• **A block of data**
>> start

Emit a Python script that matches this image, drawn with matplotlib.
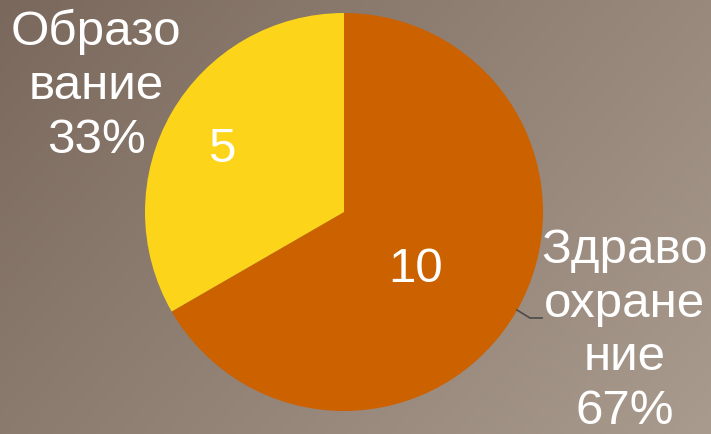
import matplotlib
matplotlib.use("Agg")
import matplotlib.pyplot as plt
import numpy as np

categories = ["Здраво\nохране\nние", "Образо\nвание"]
values = [10, 5]
colors = ["#CC6100", "#FCD419"]

W, H = 711, 434
fig = plt.figure(figsize=(W / 100, H / 100), dpi=100)
ax = fig.add_axes([0, 0, 1, 1])

# background gradient
yy, xx = np.mgrid[0:H, 0:W]
t = (xx / W) * 0.65 + (yy / H) * 0.35
c0 = np.array([122, 104, 92]) / 255
c1 = np.array([170, 155, 143]) / 255
img = c0[None, None, :] * (1 - t[..., None]) + c1[None, None, :] * t[..., None]
ax.imshow(img, extent=(0, W, 0, H), origin="upper", zorder=0)

cx, cy, r = 344, H - 212, 199
total = sum(values)
wedges, _ = ax.pie(values, colors=colors, startangle=90, counterclock=False,
                   center=(cx, cy), radius=r, wedgeprops=dict(linewidth=0))
for w in wedges:
    w.set_zorder(2)

ax.set_xlim(0, W)
ax.set_ylim(0, H)
ax.set_aspect("equal")
ax.axis("off")

font = "Liberation Sans"
fs = 35.5
# inside value labels
ax.text(416, H - 270, str(values[0]), color="white", fontsize=fs, family=font,
        ha="center", va="center", zorder=3)
ax.text(222, H - 150, str(values[1]), color="white", fontsize=fs, family=font,
        ha="center", va="center", zorder=3)

pcts = [round(v / total * 100) for v in values]
ax.text(625, H - 331, f"{categories[0]}\n{pcts[0]}%", color="white", fontsize=fs,
        family=font, ha="center", va="center", linespacing=1.25, zorder=3)
ax.text(96, H - 86, f"{categories[1]}\n{pcts[1]}%", color="white", fontsize=fs,
        family=font, ha="center", va="center", linespacing=1.25, zorder=3)

# leader line
ax.plot([517, 530, 542], [H - 310, H - 318, H - 318], color="#4a4a4a", lw=1.2, zorder=3)

fig.savefig("out.png", dpi=100)
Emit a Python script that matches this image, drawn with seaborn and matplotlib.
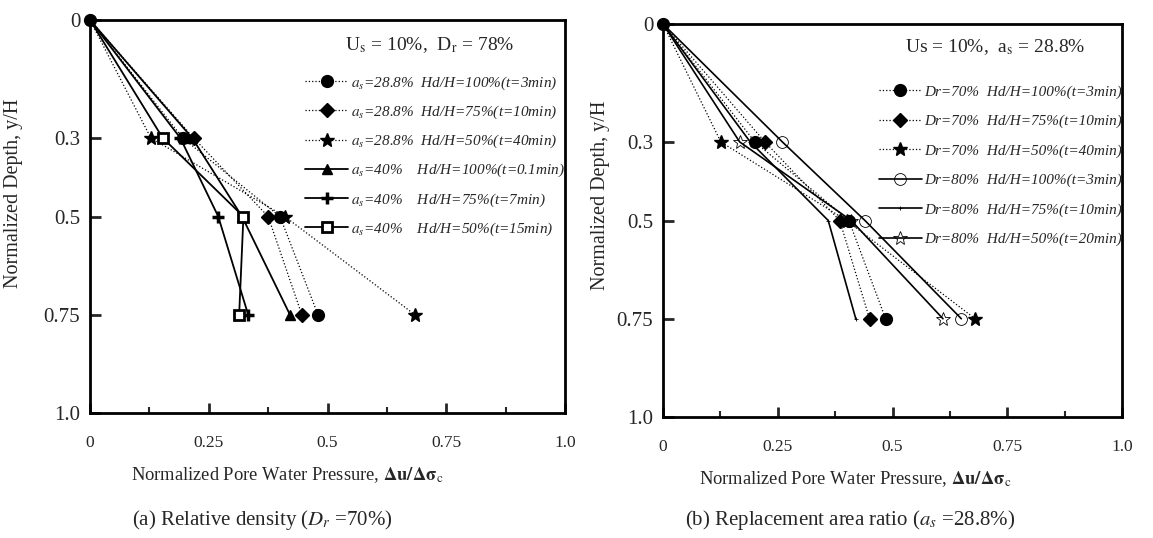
import numpy as np
import matplotlib
matplotlib.use("Agg")
import matplotlib.pyplot as plt
import seaborn as sns

# ── Data ─────────────────────────────────────────────────────────────────────
depth = [0, 0.3, 0.5, 0.75]

# (a) Dr = 70 %
a288_100 = [0, 0.195, 0.40, 0.48]
a288_75 = [0, 0.218, 0.375, 0.446]
a288_50 = [0, 0.128, 0.41, 0.684]
a40_100 = [0, 0.215, 0.32, 0.421]
a40_75 = [0, 0.19, 0.27, 0.333]
a40_50 = [0, 0.153, 0.323, 0.314]

labels_a = [
    r"$a_s$=28.8%  Hd/H=100%(t=3min)",
    r"$a_s$=28.8%  Hd/H=75%(t=10min)",
    r"$a_s$=28.8%  Hd/H=50%(t=40min)",
    r"$a_s$=40%    Hd/H=100%(t=0.1min)",
    r"$a_s$=40%    Hd/H=75%(t=7min)",
    r"$a_s$=40%    Hd/H=50%(t=15min)",
]

# (b) as = 28.8 %
dr70_100 = [0, 0.20, 0.405, 0.485]
dr70_75 = [0, 0.222, 0.385, 0.45]
dr70_50 = [0, 0.126, 0.40, 0.68]
dr80_100 = [0, 0.26, 0.44, 0.65]
dr80_75 = [0, 0.19, 0.36, 0.42]
dr80_50 = [0, 0.167, 0.41, 0.61]

labels_b = [
    "Dr=70%  Hd/H=100%(t=3min)",
    "Dr=70%  Hd/H=75%(t=10min)",
    "Dr=70%  Hd/H=50%(t=40min)",
    "Dr=80%  Hd/H=100%(t=3min)",
    "Dr=80%  Hd/H=75%(t=10min)",
    "Dr=80%  Hd/H=50%(t=20min)",
]

xticks = [0, 0.25, 0.5, 0.75, 1.0]
xticklabels = ["0", "0.25", "0.5", "0.75", "1.0"]
yticks = [0, 0.3, 0.5, 0.75, 1.0]
yticklabels = ["0", "0.3", "0.5", "0.75", "1.0"]

# ── Style ────────────────────────────────────────────────────────────────────
sns.set_style("ticks")
plt.rcParams["font.family"] = ["Liberation Serif", "DejaVu Serif"]
plt.rcParams["mathtext.fontset"] = "stix"

# marker / line style per series
styles_a = [
    dict(marker="o", markersize=8.5, markerfacecolor="k", linestyle=":", linewidth=0.9),
    dict(marker="D", markersize=7, markerfacecolor="k", linestyle=":", linewidth=0.9),
    dict(marker="*", markersize=10, markerfacecolor="k", linestyle=":", linewidth=0.9),
    dict(marker="^", markersize=6.5, markerfacecolor="k", linestyle="-", linewidth=1.3),
    dict(marker="+", markersize=9, markerfacecolor="k", markeredgewidth=2.5, linestyle="-", linewidth=1.3),
    dict(marker="s", markersize=7, markerfacecolor="white", markeredgewidth=2, linestyle="-", linewidth=1.3),
]
styles_b = [
    dict(marker="o", markersize=8.5, markerfacecolor="k", linestyle=":", linewidth=0.9),
    dict(marker="D", markersize=7, markerfacecolor="k", linestyle=":", linewidth=0.9),
    dict(marker="*", markersize=10, markerfacecolor="k", linestyle=":", linewidth=0.9),
    dict(marker="o", markersize=8.5, markerfacecolor="none", markeredgewidth=0.6, linestyle="-", linewidth=1.2),
    dict(marker="+", markersize=3, markerfacecolor="k", markeredgewidth=0.6, linestyle="-", linewidth=1.2),
    dict(marker="*", markersize=10, markerfacecolor="none", markeredgewidth=0.6, linestyle="-", linewidth=1.2),
]


def draw_panel(ax, series, labels, styles, header, leg_anchor, spacing):
    for i, (xs, lab, st) in enumerate(zip(series, labels, styles)):
        kws = dict(color="k", markeredgecolor="k", markeredgewidth=1.0)
        kws.update(st)
        if i > 0:
            kws["markevery"] = [1, 2, 3]
        sns.lineplot(x=xs, y=depth, ax=ax, sort=False, estimator=None,
                     label=lab, clip_on=False, zorder=3, **kws)

    ax.set_xlim(0, 1.0)
    ax.set_ylim(1.0, 0)
    ax.set_xticks(xticks)
    ax.set_xticklabels(xticklabels, fontsize=12.5)
    ax.set_xticks([0.125, 0.375, 0.625, 0.875], minor=True)
    ax.set_yticks(yticks)
    ax.set_yticklabels(yticklabels, fontsize=15)
    ax.tick_params(axis="x", which="major", direction="in", length=7, width=2, pad=16)
    ax.tick_params(axis="x", which="minor", direction="in", length=4, width=1.5)
    ax.tick_params(axis="y", direction="in", length=8, width=2, pad=7)
    for sp in ax.spines.values():
        sp.set_visible(True)
        sp.set_linewidth(2)
        sp.set_color("k")

    ax.set_ylabel("Normalized Depth, y/H", fontsize=14.5)
    ax.set_xlabel(r"Normalized Pore Water Pressure, $\mathbf{\Delta u/\Delta\sigma}_\mathrm{c}$",
                  fontsize=13.3)

    ax.text(header[1], header[2], header[0], transform=ax.transAxes,
            ha="center", va="center", fontsize=14)

    handles, labs = ax.get_legend_handles_labels()
    leg = ax.legend(handles, labs, loc="upper left", bbox_to_anchor=leg_anchor,
                    frameon=False, handlelength=2.8, handletextpad=0.2,
                    labelspacing=spacing, borderpad=0, borderaxespad=0,
                    prop=dict(family="Liberation Serif", style="italic", size=11))
    return leg


fig = plt.figure(figsize=(11.53, 5.38), dpi=100)
ax1 = fig.add_axes([90 / 1153, 1 - 413 / 538, 475 / 1153, 393 / 538])
ax2 = fig.add_axes([663 / 1153, 1 - 417 / 538, 459 / 1153, 393 / 538])

draw_panel(ax1, [a288_100, a288_75, a288_50, a40_100, a40_75, a40_50], labels_a, styles_a,
           (r"U$_\mathrm{s}$ = 10%,  D$_\mathrm{r}$ = 78%", 0.716, 0.936), (0.453, 0.862), 0.78)
draw_panel(ax2, [dr70_100, dr70_75, dr70_50, dr80_100, dr80_75, dr80_50], labels_b, styles_b,
           (r"Us = 10%,  a$_\mathrm{s}$ = 28.8%", 0.723, 0.94), (0.47, 0.845), 1.02)

ax1.xaxis.set_label_coords(0.415, -0.133)
ax1.yaxis.set_label_coords(-0.141, 0.56)
ax2.xaxis.set_label_coords(0.418, -0.133)
ax2.yaxis.set_label_coords(-0.115, 0.565)

fig.text(262 / 1153, 1 - 520 / 538, r"(a) Relative density ($D_r$ =70%)",
         ha="center", va="center", fontsize=15)
fig.text(850 / 1153, 1 - 520 / 538, r"(b) Replacement area ratio ($a_s$ =28.8%)",
         ha="center", va="center", fontsize=15)

fig.savefig("out.png", dpi=100)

>> end

• **INSTRUCTIONS FOR THE TASK**
Copy whichever lines in the listing above contain the word "with".

• **OUTPUT**
Emit a Python script that matches this image, drawn with matplotlib.
Emit a Python script that matches this image, drawn with seaborn and matplotlib.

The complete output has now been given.